Bryce Harper hit a two-run home run off the first pitch he faced in the bottom of the first inning, Alec Bohm and Brandon Marsh added solo shots in the second, then Kyle Schwarber and Rhys Hoskins went back to back in the fifth. All of the long balls came off Houston starter Lance McCullers Jr, who became the first pitcher to surrender five home runs in a World Series game.
That was more than enough for Ranger Suarez, the Phillies’ unheralded left-handed starter who scattered three hits over five scoreless innings against the Astros’ potent lineup. From there Connor Brogdon, Kyle Gibson, Nick Nelson and Andrew Bellatti added one scoreless frame apiece to complete the five-hitter and the Phillies’ first shutout in Fall Classic play since 1993.

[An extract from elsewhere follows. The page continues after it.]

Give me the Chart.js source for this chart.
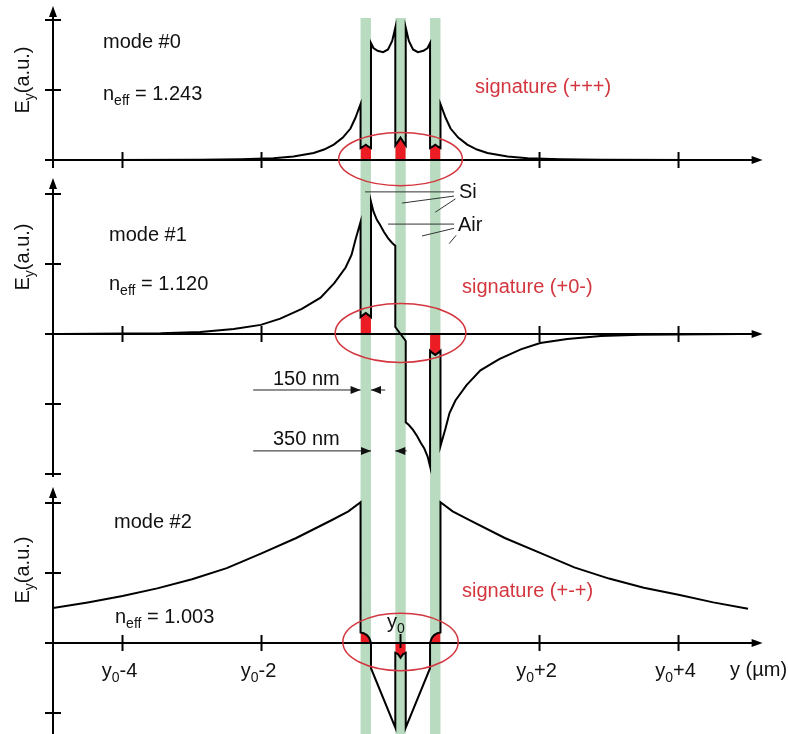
<!DOCTYPE html>
<html>
<head>
<meta charset="utf-8">
<script src="https://cdn.jsdelivr.net/npm/chart.js@4.4.1/dist/chart.umd.min.js"></script>
<style>
  html, body { margin: 0; padding: 0; background: #fff; }
  #wrap { width: 788px; height: 734px; position: relative; }
</style>
</head>
<body>
<div id="wrap"><canvas id="modesChart"></canvas></div>
<script>
// position y - y0 in µm, field Ey in arbitrary units (1 unit = one axis tick)
const mode0X = [-5, -4.17, -2.88, -2.3, -1.83, -1.54, -1.25, -1.1, -0.96, -0.83, -0.72, -0.65, -0.575,
  -0.575, -0.54, -0.5, -0.46, -0.425,
  -0.425, -0.39, -0.33, -0.25, -0.18, -0.12, -0.075,
  -0.075, -0.04, 0, 0.04, 0.075,
  0.075, 0.12, 0.18, 0.25, 0.33, 0.39, 0.425,
  0.425, 0.46, 0.5, 0.54, 0.575,
  0.575, 0.65, 0.72, 0.83, 0.96, 1.1, 1.25, 1.54, 1.83, 2.3, 2.88, 4.17, 5];
const mode0E = [0, 0, 0.003, 0.01, 0.025, 0.05, 0.1, 0.15, 0.22, 0.32, 0.45, 0.6, 0.8,
  0.17, 0.19, 0.22, 0.19, 0.17,
  1.67, 1.6, 1.56, 1.54, 1.58, 1.7, 1.89,
  0.21, 0.26, 0.32, 0.26, 0.21,
  1.89, 1.7, 1.58, 1.54, 1.56, 1.6, 1.67,
  0.17, 0.19, 0.22, 0.19, 0.17,
  0.8, 0.6, 0.45, 0.32, 0.22, 0.15, 0.1, 0.05, 0.025, 0.01, 0.003, 0, 0];

const mode1X = [-5, -4.89, -3.45, -2.88, -2.4, -2.01, -1.73, -1.42, -1.15, -0.95, -0.79, -0.705, -0.647, -0.575,
  -0.575, -0.54, -0.5, -0.46, -0.425,
  -0.425, -0.39, -0.34, -0.295, -0.24, -0.18, -0.12, -0.075,
  -0.075, 0, 0.075,
  0.075, 0.12, 0.18, 0.24, 0.295, 0.34, 0.39, 0.425,
  0.425, 0.46, 0.5, 0.54, 0.575,
  0.575, 0.647, 0.705, 0.79, 0.95, 1.15, 1.42, 1.73, 2.01, 2.4, 2.88, 3.45, 4.89, 5];
const mode1E = [0, 0, 0.01, 0.03, 0.07, 0.13, 0.22, 0.36, 0.52, 0.73, 0.95, 1.13, 1.35, 1.6,
  0.24, 0.27, 0.3, 0.27, 0.24,
  1.89, 1.75, 1.63, 1.56, 1.46, 1.37, 1.3, 1.26,
  0.1, 0, -0.1,
  -1.26, -1.3, -1.37, -1.46, -1.56, -1.63, -1.75, -1.89,
  -0.24, -0.27, -0.3, -0.27, -0.24,
  -1.6, -1.35, -1.13, -0.95, -0.73, -0.52, -0.36, -0.22, -0.13, -0.07, -0.03, -0.01, 0, 0];

const mode2X = [-5, -4.5, -4, -3.5, -3, -2.5, -2, -1.5, -1, -0.75, -0.575,
  -0.575, -0.53, -0.48, -0.45, -0.425,
  -0.425, -0.075,
  -0.075, -0.035, 0, 0.035, 0.075,
  0.075, 0.425,
  0.425, 0.45, 0.48, 0.53, 0.575,
  0.575, 0.75, 1, 1.5, 2, 2.5, 3, 3.5, 4, 4.5, 5];
const mode2E = [0.5, 0.58, 0.67, 0.78, 0.91, 1.07, 1.28, 1.5, 1.75, 1.88, 2.01,
  0.15, 0.14, 0.11, 0.07, 0,
  -0.36, -1.21,
  -0.14, -0.16, -0.21, -0.16, -0.14,
  -1.21, -0.36,
  0, 0.07, 0.11, 0.14, 0.15,
  2.01, 1.88, 1.75, 1.5, 1.29, 1.08, 0.92, 0.79, 0.69, 0.58, 0.49];

// Si slabs: centres and width (µm)
const siCenters = [-0.5, 0, 0.5];
const siWidth = 0.15;

const modeNames = ["mode #0", "mode #1", "mode #2"];
const neffValues = ["1.243", "1.120", "1.003"];
const signatures = ["signature (+++)", "signature (+0-)", "signature (+-+)"];
// which Si slabs get the red marker, per mode
const redSlabs = [[true, true, true], [true, false, true], [true, true, true]];

const xTickValues = [-4, -2, 2, 4];
const xTickLabels = [["y", "0", "-4"], ["y", "0", "-2"], ["y", "0", "+2"], ["y", "0", "+4"]];

const FONT = '"Liberation Sans", Arial, sans-serif';
const RED_FILL = "#ec1c24";
const RED_LINE = "#d3363e";

// panel layout: y axis ids, ranges (70 px per unit), ticks, text spots
const panels = [
  { id: "yTop", min: -0.171, max: 2.286, h: 172, order: 3, yTicks: [1, 2],
    modeAt: [103, 48], neffAt: [103, 100], sigAt: [475, 93], eyAt: 80, ell: [0.89, 0.38] },
  { id: "yMid", min: -2.1, max: 2.314, h: 309, order: 2, yTicks: [-2, -1, 1, 2],
    modeAt: [109, 241], neffAt: [109, 290], sigAt: [462, 293], eyAt: 257, ell: [0.94, 0.42] },
  { id: "yBot", min: -1.3, max: 2.314, h: 253, order: 1, yTicks: [-1, 1, 2],
    modeAt: [114, 528], neffAt: [115, 623], sigAt: [462, 597], eyAt: 570, ell: [0.83, 0.41] }
];

const modeX = [mode0X, mode1X, mode2X];
const modeE = [mode0E, mode1E, mode2E];

function toPoints(xs, ys) {
  return xs.map((x, i) => ({ x: x, y: ys[i] }));
}

// inner part of the field inside one Si slab (drop the jump end points)
function slabPoints(xs, ys, c) {
  const a = c - siWidth / 2 - 1e-6, b = c + siWidth / 2 + 1e-6;
  const pts = [];
  xs.forEach((x, i) => { if (x >= a && x <= b) pts.push({ x: x, y: ys[i] }); });
  return pts.slice(1, -1);
}

const datasets = [];
panels.forEach((p, m) => {
  datasets.push({
    data: toPoints(modeX[m], modeE[m]),
    yAxisID: p.id,
    showLine: true,
    borderColor: "#000",
    borderWidth: 2,
    pointRadius: 0,
    tension: 0,
    fill: false
  });
});
panels.forEach((p, m) => {
  siCenters.forEach((c, k) => {
    if (!redSlabs[m][k]) return;
    datasets.push({
      data: slabPoints(modeX[m], modeE[m], c),
      yAxisID: p.id,
      showLine: true,
      borderColor: "rgba(0,0,0,0)",
      borderWidth: 0,
      backgroundColor: RED_FILL,
      pointRadius: 0,
      fill: "origin"
    });
  });
});

function arrowHead(ctx, x, y, dx, dy, len, half) {
  // tip at (x, y), pointing along (dx, dy)
  ctx.beginPath();
  ctx.moveTo(x, y);
  ctx.lineTo(x - dx * len - dy * half, y - dy * len + dx * half);
  ctx.lineTo(x - dx * len + dy * half, y - dy * len - dx * half);
  ctx.closePath();
  ctx.fill();
}

// text made of [string, isSub] parts
function richText(ctx, x, y, parts, size, align) {
  const big = size + "px " + FONT, small = Math.round(size * 0.72) + "px " + FONT;
  let w = 0;
  parts.forEach(([t, sub]) => { ctx.font = sub ? small : big; w += ctx.measureText(t).width; });
  let cx = align === "center" ? x - w / 2 : x;
  parts.forEach(([t, sub]) => {
    ctx.font = sub ? small : big;
    ctx.fillText(t, cx, sub ? y + 5 : y);
    cx += ctx.measureText(t).width;
  });
}

const figurePlugin = {
  id: "figureDecor",
  beforeDatasetsDraw(chart) {
    const { ctx } = chart;
    const x = chart.scales.x;
    ctx.save();
    ctx.fillStyle = "#b9dcc0";
    siCenters.forEach(c => {
      const l = x.getPixelForValue(c - siWidth / 2), r = x.getPixelForValue(c + siWidth / 2);
      ctx.fillRect(l, 18, r - l, chart.height - 18);
    });
    ctx.restore();
  },
  afterDatasetsDraw(chart) {
    const { ctx } = chart;
    const x = chart.scales.x;
    const x0 = x.getPixelForValue(-5);
    const xEnd = x.getPixelForValue(5.21);
    ctx.save();
    ctx.strokeStyle = "#000";
    ctx.fillStyle = "#000";
    ctx.lineWidth = 2;
    panels.forEach((p, m) => {
      const s = chart.scales[p.id];
      const zero = s.getPixelForValue(0);
      // vertical axis with arrow
      const tip = s.top + 6;
      ctx.beginPath();
      ctx.moveTo(x0, tip + 4);
      ctx.lineTo(x0, m === 2 ? chart.height : s.bottom - 4);
      ctx.stroke();
      arrowHead(ctx, x0, tip, 0, -1, 11, 4);
      p.yTicks.forEach(v => {
        const py = s.getPixelForValue(v);
        ctx.beginPath();
        ctx.moveTo(x0 - 8, py);
        ctx.lineTo(x0 + 8, py);
        ctx.stroke();
      });
      // horizontal axis with arrow
      ctx.beginPath();
      ctx.moveTo(x0 - 8, zero);
      ctx.lineTo(xEnd - 6, zero);
      ctx.stroke();
      arrowHead(ctx, xEnd, zero, 1, 0, 11, 4);
      xTickValues.forEach(v => {
        const px = x.getPixelForValue(v);
        ctx.beginPath();
        ctx.moveTo(px, zero - 8);
        ctx.lineTo(px, zero + 8);
        ctx.stroke();
      });
      if (m === 2) {
        const px = x.getPixelForValue(0);
        ctx.beginPath();
        ctx.moveTo(px, zero - 9);
        ctx.lineTo(px, zero + 5);
        ctx.stroke();
      }
      // red ellipse around the slabs
      const cx = x.getPixelForValue(0);
      const rx = x.getPixelForValue(p.ell[0]) - cx;
      const ry = s.getPixelForValue(0) - s.getPixelForValue(p.ell[1]);
      ctx.save();
      ctx.strokeStyle = RED_LINE;
      ctx.lineWidth = 1.5;
      ctx.beginPath();
      ctx.ellipse(cx, zero - 1, rx, ry, 0, 0, Math.PI * 2);
      ctx.stroke();
      ctx.restore();
    });

    // Si / Air leader lines (middle panel coordinates)
    const sm = chart.scales.yMid;
    const P = (ux, uy) => [x.getPixelForValue(ux), sm.getPixelForValue(uy)];
    const leaders = [
      [[-0.51, 2.03], [0.77, 2.03]], [[0.02, 1.87], [0.77, 1.97]], [[0.5, 1.74], [0.79, 1.93]],
      [[-0.18, 1.57], [0.77, 1.57]], [[0.31, 1.4], [0.77, 1.51]], [[0.7, 1.29], [0.8, 1.41]]
    ];
    ctx.strokeStyle = "#333";
    ctx.lineWidth = 1;
    leaders.forEach(([a, b]) => {
      const pa = P(a[0], a[1]), pb = P(b[0], b[1]);
      ctx.beginPath();
      ctx.moveTo(pa[0], pa[1]);
      ctx.lineTo(pb[0], pb[1]);
      ctx.stroke();
    });

    // dimension arrows: 150 nm (Si width), 350 nm (gap)
    ctx.strokeStyle = "#222";
    ctx.fillStyle = "#111";
    const dims = [
      { y: -0.8, a: -0.575, b: -0.425, tail: -0.22 },
      { y: -1.67, a: -0.425, b: -0.075, tail: 0.09 }
    ];
    dims.forEach(d => {
      const py = sm.getPixelForValue(d.y);
      const pa = x.getPixelForValue(d.a), pb = x.getPixelForValue(d.b);
      ctx.beginPath();
      ctx.moveTo(x.getPixelForValue(-2.12), py);
      ctx.lineTo(pa, py);
      ctx.moveTo(pb, py);
      ctx.lineTo(x.getPixelForValue(d.tail), py);
      ctx.stroke();
      arrowHead(ctx, pa, py, 1, 0, 10, 4);
      arrowHead(ctx, pb, py, -1, 0, 10, 4);
    });
    ctx.restore();
  },
  afterDraw(chart) {
    const { ctx } = chart;
    const x = chart.scales.x;
    ctx.save();
    ctx.textBaseline = "alphabetic";
    ctx.fillStyle = "#111";
    panels.forEach((p, m) => {
      richText(ctx, p.modeAt[0], p.modeAt[1], [[modeNames[m], false]], 20, "left");
      richText(ctx, p.neffAt[0], p.neffAt[1], [["n", false], ["eff", true], [" = " + neffValues[m], false]], 20, "left");
      ctx.save();
      ctx.translate(29, p.eyAt);
      ctx.rotate(-Math.PI / 2);
      richText(ctx, 0, 0, [["E", false], ["y", true], ["(a.u.)", false]], 20, "center");
      ctx.restore();
      ctx.fillStyle = RED_LINE;
      richText(ctx, p.sigAt[0], p.sigAt[1], [[signatures[m], false]], 20, "left");
      ctx.fillStyle = "#111";
    });
    // bottom axis labels
    xTickValues.forEach((v, i) => {
      const [a, b, c] = xTickLabels[i];
      richText(ctx, x.getPixelForValue(v) - 3, 677, [[a, false], [b, true], [c, false]], 20, "center");
    });
    richText(ctx, 730, 676, [["y (\u00b5m)", false]], 20, "left");
    richText(ctx, 387, 628, [["y", false], ["0", true]], 20, "left");
    richText(ctx, 459, 198, [["Si", false]], 20, "left");
    richText(ctx, 458, 231, [["Air", false]], 20, "left");
    richText(ctx, 273, 385, [["150 nm", false]], 20, "left");
    richText(ctx, 273, 445, [["350 nm", false]], 20, "left");
    ctx.restore();
  }
};

const scales = {
  x: { type: "linear", min: -5, max: 5.575, display: false }
};
panels.forEach(p => {
  scales[p.id] = {
    type: "linear",
    position: "left",
    stack: "modes",
    stackWeight: p.h,
    weight: p.order,
    min: p.min,
    max: p.max,
    display: false
  };
});

new Chart(document.getElementById("modesChart"), {
  type: "scatter",
  data: { datasets: datasets },
  options: {
    responsive: true,
    maintainAspectRatio: false,
    animation: false,
    events: [],
    layout: { padding: { left: 53, right: 0, top: 0, bottom: 0 } },
    plugins: { legend: { display: false }, tooltip: { enabled: false } },
    scales: scales
  },
  plugins: [figurePlugin]
});
</script>
</body>
</html>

“He’s just a guy with no heartbeat,” Philadelphia catcher JT Realmuto said of Suarez, a longtime Phillie who signed with the club as a teenager back in 2012. “It looks like he’s playing a child’s game.”
The Astros’ best opportunity came with two outs in the top of the fifth when Chas McCormick and Martin Maldonado reached base, but Suarez coaxed a pop-up from Jose Altuve to retire the side. Moments later, Schwarber and Hoskins went yard on consecutive plate appearances to chase McCullers from the game while sending the sellout crowd of 45,712 fans into pandemonium.
“It was kind of mind-boggling because he doesn’t give up homers,” Houston manager Dusty Baker said of McCullers. “He usually keeps the ball in the ballpark. He wasn’t satisfied with it. We were very surprised by it.”
The Phillies’ long-suffering fans had waited 4,746 days for the return of World Series baseball to South Philadelphia – then one day more after Game 3 was postponed 24 hours due to heavy rainfall on Monday night – and gave the American League champions an earful from the first at-bat. Roaring chants of “Cheaters! Cheaters!” cascaded down from the upper deck throughout the night, a nod to the Houston sign-stealing scandal that tainted their first and only World Series title in 2017.
“Just walking into the ballpark, just being back home, is such a momentum swing for us just for the pure fact of our fan base,” said Harper, making his World Series debut three years after joining the Phillies on a then-record $330m, 13-year contract. “We all come in here and we’re ready to go and we’re excited to get on the field because we know they’re going to show up and there’s going to be 46,000 people here screaming and yelling and going crazy.
“This whole city is so excited to be in this moment and we’re just thrilled to be able to play in front of them and have this opportunity and just be here with them.”
On paper this year’s Fall Classic appeared to be a historic mismatch. Houston won 19 more games than Philadelphia during the regular season, the largest disparity between World Series opponents in all but one of 118 editions: when the 116-win Cubs were beaten by the 93-win White Sox in 1906.
But the Phillies, the last team to qualify for the playoffs and the first third-place club ever to reach the World Series, have caught fire at the right time. They improved to six wins from six at home in the postseason, with a total 17 home runs in those games, and appear hell-bent on finishing matters here rather than returning to Houston for the final two scheduled contests of the best-of-seven encounter.
“The only thing I can compare it to really is a European soccer game,” said Phillies right fielder Nick Castellanos said of the team’s home-field advantage, likening it to a trip he made to Anfield to watch Liverpool. “It’s tough to play here, even as a home player but I can’t imagine what it’s like for the Astros right now. They just really have zero breathing room. And that’s a good thing.”
The Phillies’ five homers in a single World Series game matched a record set on three previous occasions: by the 1928 New York Yankees, the 1989 Oakland A’s and the 2017 Astros, who were found to be using cameras and video monitors to steal the signs of opposing catchers.
Over history, when the World Series has been tied at one game apiece, the Game 3 winner has gone on to win the title more than two-thirds of the time (41 of 61 overall).
The series resumes with Game 4 on Wednesday night, when Houston will send Cristian Javier to the mound against Phillies ace Aaron Nola, who will be working on normal rest due to Monday’s postponement.